Seoul schrapt inlichtingendeal met Japan
Zuid-Korea zet een streep door een overeenkomst met Japan over het uitwisselen van militaire inlichtingen. De Japanse minister van Buitenlandse Zaken Taro Kono noemt dat besluit „zeer betreurenswaardig”. Hij zegt dat de Zuid-Koreaanse ambassadeur op het matje wordt geroepen.
De Aziatische landen, die belangrijke bondgenoten zijn van de Verenigde staten, zijn al geruime tijd verwikkeld in een diplomatieke ruzie. Die begon toen Zuid-Koreaanse rechtbanken oordeelden dat Japanse bedrijven alsnog schadevergoedingen moeten betalen voor het inzetten van dwangarbeiders tijdens de Tweede Wereldoorlog.
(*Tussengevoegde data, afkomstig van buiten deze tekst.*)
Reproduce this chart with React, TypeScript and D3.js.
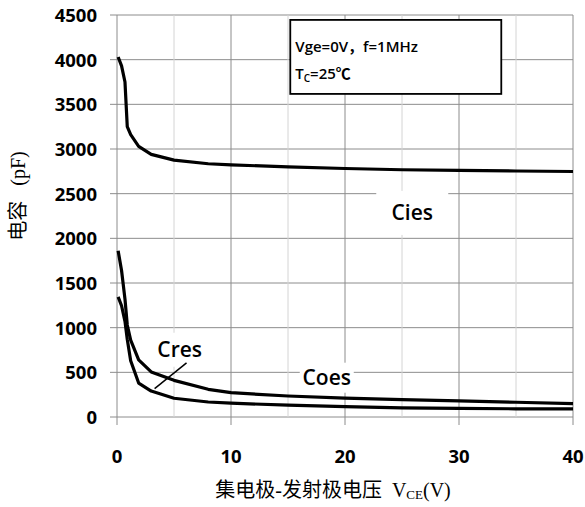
import { useEffect, useRef } from 'react';
import * as d3 from 'd3';

// V_CE sample points (V) and capacitances (pF)
const vce = [0.1, 0.4, 0.7, 0.9, 1.2, 1.9, 3, 5, 8, 10, 15, 20, 25, 30, 35, 40];
const cies = [4030, 3930, 3750, 3250, 3160, 3030, 2940, 2875, 2835, 2822, 2800, 2782, 2768, 2760, 2754, 2748];
const coes = [1860, 1640, 1320, 1030, 860, 640, 505, 410, 310, 272, 235, 212, 195, 180, 165, 150];
const cres = [1345, 1245, 1070, 870, 630, 380, 290, 210, 168, 155, 132, 117, 103, 96, 92, 90];

const xTicks = [0, 10, 20, 30, 40];
const xGrid = [5, 10, 15, 20, 25, 30, 35, 40];
const yTicks = [0, 500, 1000, 1500, 2000, 2500, 3000, 3500, 4000, 4500];

const seriesLabels = [
  { name: 'Cies', v: 25.9, c: 2285, w: 72, h: 44 },
  { name: 'Coes', v: 18.4, c: 440, w: 54, h: 30 },
  { name: 'Cres', v: 5.5, c: 753, w: 58, h: 34 },
];

export default function App() {
  const ref = useRef<SVGSVGElement | null>(null);

  useEffect(() => {
    if (!ref.current) return;
    const width = 585;
    const height = 507;
    const margin = { top: 15, right: 12, bottom: 90, left: 117 };
    const innerW = width - margin.left - margin.right;
    const innerH = height - margin.top - margin.bottom;

    const svgRoot = d3.select(ref.current);
    svgRoot.selectAll('*').remove();
    svgRoot.attr('width', width).attr('height', height);
    svgRoot.append('rect').attr('width', width).attr('height', height).attr('fill', '#fff');

    const svg = svgRoot.append('g').attr('transform', `translate(${margin.left},${margin.top})`);

    const x = d3.scaleLinear().domain([0, 40]).range([0, innerW]);
    const y = d3.scaleLinear().domain([0, 4500]).range([innerH, 0]);

    const tickFont = '"Open Sans", "Liberation Sans", sans-serif';

    // horizontal grid
    svg
      .selectAll('line.hgrid')
      .data(yTicks)
      .join('line')
      .attr('x1', -7)
      .attr('x2', innerW)
      .attr('y1', d => y(d))
      .attr('y2', d => y(d))
      .attr('stroke', '#8c8c8c')
      .attr('stroke-width', 1);

    // vertical grid
    svg
      .selectAll('line.vgrid')
      .data(xGrid)
      .join('line')
      .attr('x1', d => x(d))
      .attr('x2', d => x(d))
      .attr('y1', 0)
      .attr('y2', d => (d % 10 === 0 ? innerH + 8 : innerH))
      .attr('stroke', d => (d % 10 === 0 ? '#8c8c8c' : '#d4d4d4'))
      .attr('stroke-width', 1);

    // left axis
    svg
      .append('line')
      .attr('x1', 0)
      .attr('x2', 0)
      .attr('y1', 0)
      .attr('y2', innerH + 8)
      .attr('stroke', '#8c8c8c');

    // white label backgrounds
    seriesLabels.forEach(l => {
      svg
        .append('rect')
        .attr('x', x(l.v) - l.w / 2)
        .attr('y', y(l.c) - l.h / 2)
        .attr('width', l.w)
        .attr('height', l.h)
        .attr('fill', '#fff');
    });

    // tick labels
    svg
      .selectAll('text.ytick')
      .data(yTicks)
      .join('text')
      .attr('x', -20)
      .attr('y', d => y(d) + 7)
      .attr('text-anchor', 'end')
      .attr('font-family', tickFont)
      .attr('font-weight', 'bold')
      .attr('font-size', 18.5)
      .text(d => d);

    svg
      .selectAll('text.xtick')
      .data(xTicks)
      .join('text')
      .attr('x', d => x(d))
      .attr('y', innerH + 46)
      .attr('text-anchor', 'middle')
      .attr('font-family', tickFont)
      .attr('font-weight', 'bold')
      .attr('font-size', 18.5)
      .text(d => d);

    // curves
    const line = d3
      .line<number>()
      .x((_, i) => x(vce[i]))
      .y(d => y(d));

    [cies, coes, cres].forEach(s => {
      svg
        .append('path')
        .datum(s)
        .attr('fill', 'none')
        .attr('stroke', '#000')
        .attr('stroke-width', 3.2)
        .attr('stroke-linejoin', 'round')
        .attr('d', line);
    });

    // series labels
    seriesLabels.forEach(l => {
      svg
        .append('text')
        .attr('x', x(l.v))
        .attr('y', y(l.c) + 7)
        .attr('text-anchor', 'middle')
        .attr('font-family', tickFont)
        .attr('font-weight', 600)
        .attr('font-size', 21)
        .text(l.name);
    });

    // Cres leader line
    svg
      .append('line')
      .attr('x1', x(3.3))
      .attr('y1', y(318))
      .attr('x2', x(6.1))
      .attr('y2', y(605))
      .attr('stroke', '#000')
      .attr('stroke-width', 1.5);

    // condition box
    const box = svg.append('g').attr('transform', `translate(${x(15.2)},${y(4445)})`);
    box
      .append('rect')
      .attr('width', 211)
      .attr('height', 74)
      .attr('fill', '#fff')
      .attr('stroke', '#000')
      .attr('stroke-width', 1.8);
    box
      .append('text')
      .attr('x', 5)
      .attr('y', 32)
      .attr('font-family', `${tickFont}, "Noto Sans CJK SC"`)
      .attr('font-weight', 600)
      .attr('font-size', 15)
      .text('Vge=0V，f=1MHz');
    const t2 = box
      .append('text')
      .attr('x', 5)
      .attr('y', 59)
      .attr('font-family', `${tickFont}, "Noto Sans CJK SC"`)
      .attr('font-weight', 600)
      .attr('font-size', 15);
    t2.append('tspan').text('T');
    t2.append('tspan').attr('font-size', 10).attr('dy', 3).text('C');
    t2.append('tspan').attr('dy', -3).text('=25℃');

    // axis titles
    const serif = '"Liberation Serif", "DejaVu Serif", "Noto Sans CJK SC", serif';
    const xt = svg
      .append('text')
      .attr('x', innerW / 2 - 12)
      .attr('y', innerH + 80)
      .attr('text-anchor', 'middle')
      .attr('font-family', serif)
      .attr('font-size', 20);
    xt.append('tspan').text('集电极-发射极电压\u00a0\u00a0V');
    xt.append('tspan').attr('font-size', 13).attr('dy', 2).text('CE');
    xt.append('tspan').attr('dy', -2).text('(V)');

    svgRoot
      .append('text')
      .attr('transform', `translate(25,196) rotate(-90)`)
      .attr('text-anchor', 'middle')
      .attr('font-family', serif)
      .attr('font-size', 20)
      .text('电容\u00a0\u00a0\u00a0(pF)');
  }, []);

  return <svg ref={ref} style={{ position: 'absolute', left: 0, top: 0, display: 'block' }} />;
}
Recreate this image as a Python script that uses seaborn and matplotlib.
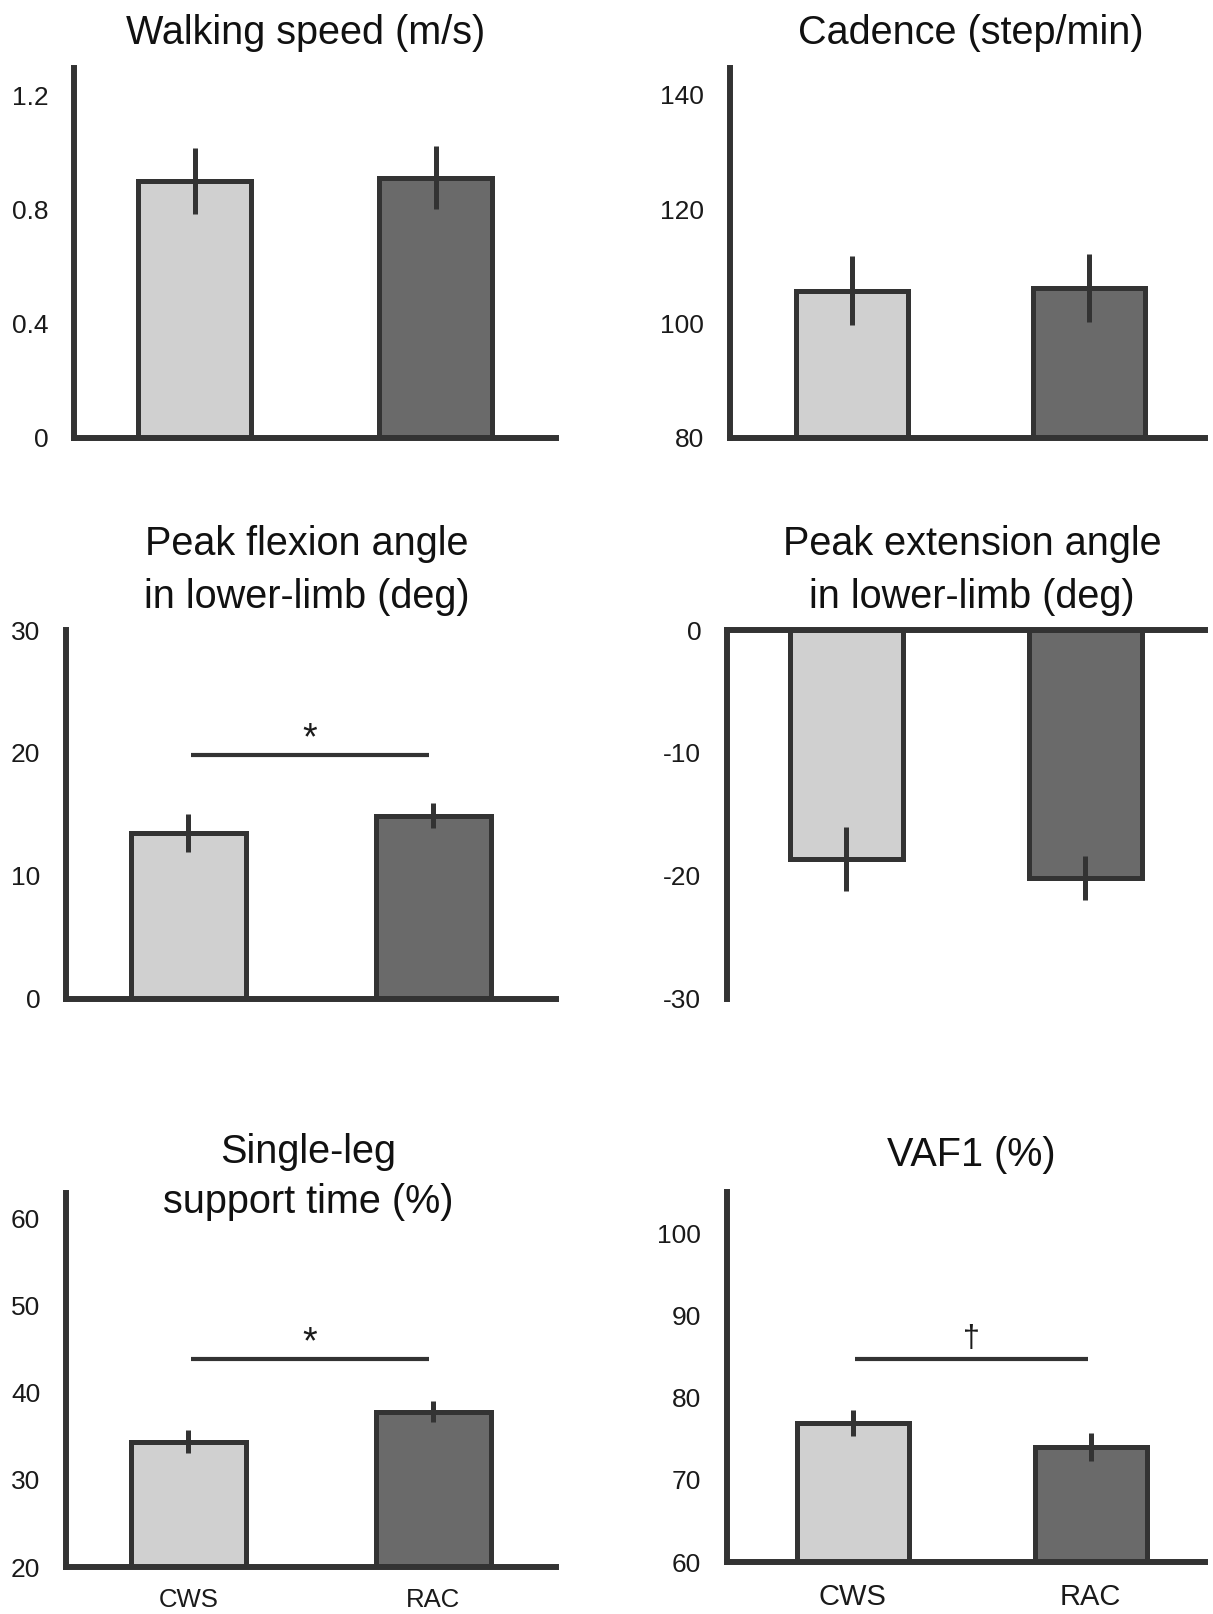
import pandas as pd
import seaborn as sns
import matplotlib.pyplot as plt

sns.set_style("white")
plt.rcParams['font.family'] = ['Liberation Sans', 'DejaVu Sans']

groups = ["CWS", "RAC"]

speed_mean = [0.90, 0.91]
speed_sd = [0.115, 0.11]
cadence_mean = [105.7, 106.2]
cadence_sd = [6.0, 6.0]
flex_mean = [13.5, 14.9]
flex_sd = [1.55, 1.0]
ext_mean = [-18.6, -20.2]
ext_sd = [2.6, 1.8]
single_mean = [34.4, 37.8]
single_sd = [1.3, 1.2]
vaf_mean = [76.9, 74.0]
vaf_sd = [1.55, 1.7]

# significance bars: (height, symbol)
flex_sig = (19.8, "*")
single_sig = (43.8, "*")
vaf_sig = (84.7, "\u2020")

EDGE = "#333333"
palette = {"CWS": "#d0d0d0", "RAC": "#6a6a6a"}

fig = plt.figure(figsize=(12.13, 16.14), dpi=100)


def panel(rect, means, sds, ylim, ticks, ticklabels, xlim=(-0.5, 1.5),
          top_axis=False, xlabels=False, xlabelsize=19):
    ax = fig.add_axes(rect)
    df = pd.DataFrame({"group": groups, "value": means})
    sns.barplot(data=df, x="group", y="value", hue="group", palette=palette,
                width=0.47, edgecolor=EDGE, linewidth=3.6, errorbar=None,
                legend=False, ax=ax)
    ax.errorbar(range(len(groups)), means, yerr=sds, fmt="none", ecolor=EDGE,
                elinewidth=3.6, capsize=0, zorder=5)
    ax.set_xlim(*xlim)
    ax.set_ylim(*ylim)
    ax.set_yticks(ticks)
    ax.set_yticklabels(ticklabels)
    ax.set_xlabel("")
    ax.set_ylabel("")
    for s in ["top", "right", "bottom", "left"]:
        ax.spines[s].set_visible(False)
    ax.spines["left"].set_visible(True)
    main = "top" if top_axis else "bottom"
    ax.spines[main].set_visible(True)
    for s in ["left", main]:
        ax.spines[s].set_linewidth(4.3)
        ax.spines[s].set_color(EDGE)
    ax.tick_params(axis="y", direction="out", length=4.5, width=4, color=EDGE,
                   pad=14, labelsize=19, labelcolor="#1a1a1a")
    ax.tick_params(axis="x", length=0, pad=15, labelsize=xlabelsize,
                   labelcolor="#1a1a1a", labelbottom=xlabels, labeltop=False)
    ax.set_facecolor("white")
    return ax


def sig(ax, x0, x1, info, size=27, off=-1):
    y, sym = info
    ax.plot([x0, x1], [y, y], color=EDGE, lw=3, solid_capstyle="butt", zorder=6)
    ax.annotate(sym, xy=((x0 + x1) / 2, y), xytext=(0, off), textcoords="offset points",
                ha="center", va="bottom", fontsize=size, color="#1a1a1a")


ax1 = panel([0.0610, 0.7289, 0.3974, 0.2290], speed_mean, speed_sd, (0, 1.295),
            [0, 0.4, 0.8, 1.2], ["0", "0.4", "0.8", "1.2"])
ax2 = panel([0.6018, 0.7289, 0.3916, 0.2290], cadence_mean, cadence_sd, (80, 144.7),
            [80, 100, 120, 140], ["80", "100", "120", "140"], xlim=(-0.515, 1.49))
ax3 = panel([0.0543, 0.3812, 0.4040, 0.2284], flex_mean, flex_sd, (0, 30),
            [0, 10, 20, 30], ["0", "10", "20", "30"])
ax4 = panel([0.5993, 0.3812, 0.3940, 0.2284], ext_mean, ext_sd, (-30, 0),
            [-30, -20, -10, 0], ["-30", "-20", "-10", "0"], top_axis=True)
ax5 = panel([0.0543, 0.0290, 0.4040, 0.2320], single_mean, single_sd, (20, 62.9),
            [20, 30, 40, 50, 60], ["20", "30", "40", "50", "60"], xlabels=True, xlabelsize=18.5)
ax6 = panel([0.5993, 0.0322, 0.3940, 0.2290], vaf_mean, vaf_sd, (60, 105),
            [60, 70, 80, 90, 100], ["60", "70", "80", "90", "100"], xlim=(-0.528, 1.48),
            xlabels=True, xlabelsize=21)

sig(ax3, 0.01, 0.98, flex_sig)
sig(ax5, 0.01, 0.98, single_sig)
sig(ax6, 0.01, 0.99, vaf_sig, size=22, off=4)

tkw = dict(ha="center", va="center", fontsize=28.5, color="#111111")
fig.text(0.2522, 0.9796, "Walking speed (m/s)", **tkw)
fig.text(0.8005, 0.9796, "Cadence (step/min)", **tkw)
fig.text(0.2530, 0.6465, "Peak flexion angle\nin lower-limb (deg)", linespacing=1.5, **tkw)
fig.text(0.8013, 0.6465, "Peak extension angle\nin lower-limb (deg)", linespacing=1.5, **tkw)
fig.text(0.2538, 0.2708, "Single-leg\nsupport time (%)", linespacing=1.38, **tkw)
fig.text(0.8005, 0.2843, "VAF1 (%)", **tkw)

fig.savefig("out.png", dpi=100, facecolor="white")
Japan reageerde woest en sindsdien namen de landen een reeks maatregelen tegen elkaar.
De relatie dreigt nog verder te verslechteren nu Zuid-Korea uit de GSOMIA-overeenkomst stapt. „Het handhaven van dit akkoord, dat is bedoeld om het uitwisselen van gevoelige militaire informatie te faciliteren, is niet langer in ons nationaal belang”, aldus een Zuid-Koreaanse overheidsfunctionaris.
De inlichtingenovereenkomst stamt uit 2016 en is met Amerikaanse steun tot stand gekomen. Het verdrag maakte het makkelijker inlichtingen uit te wisselen over Noord-Korea. Het nucleaire en raketprogramma van dat geïsoleerde land zorgt in de regio voor veel onrust.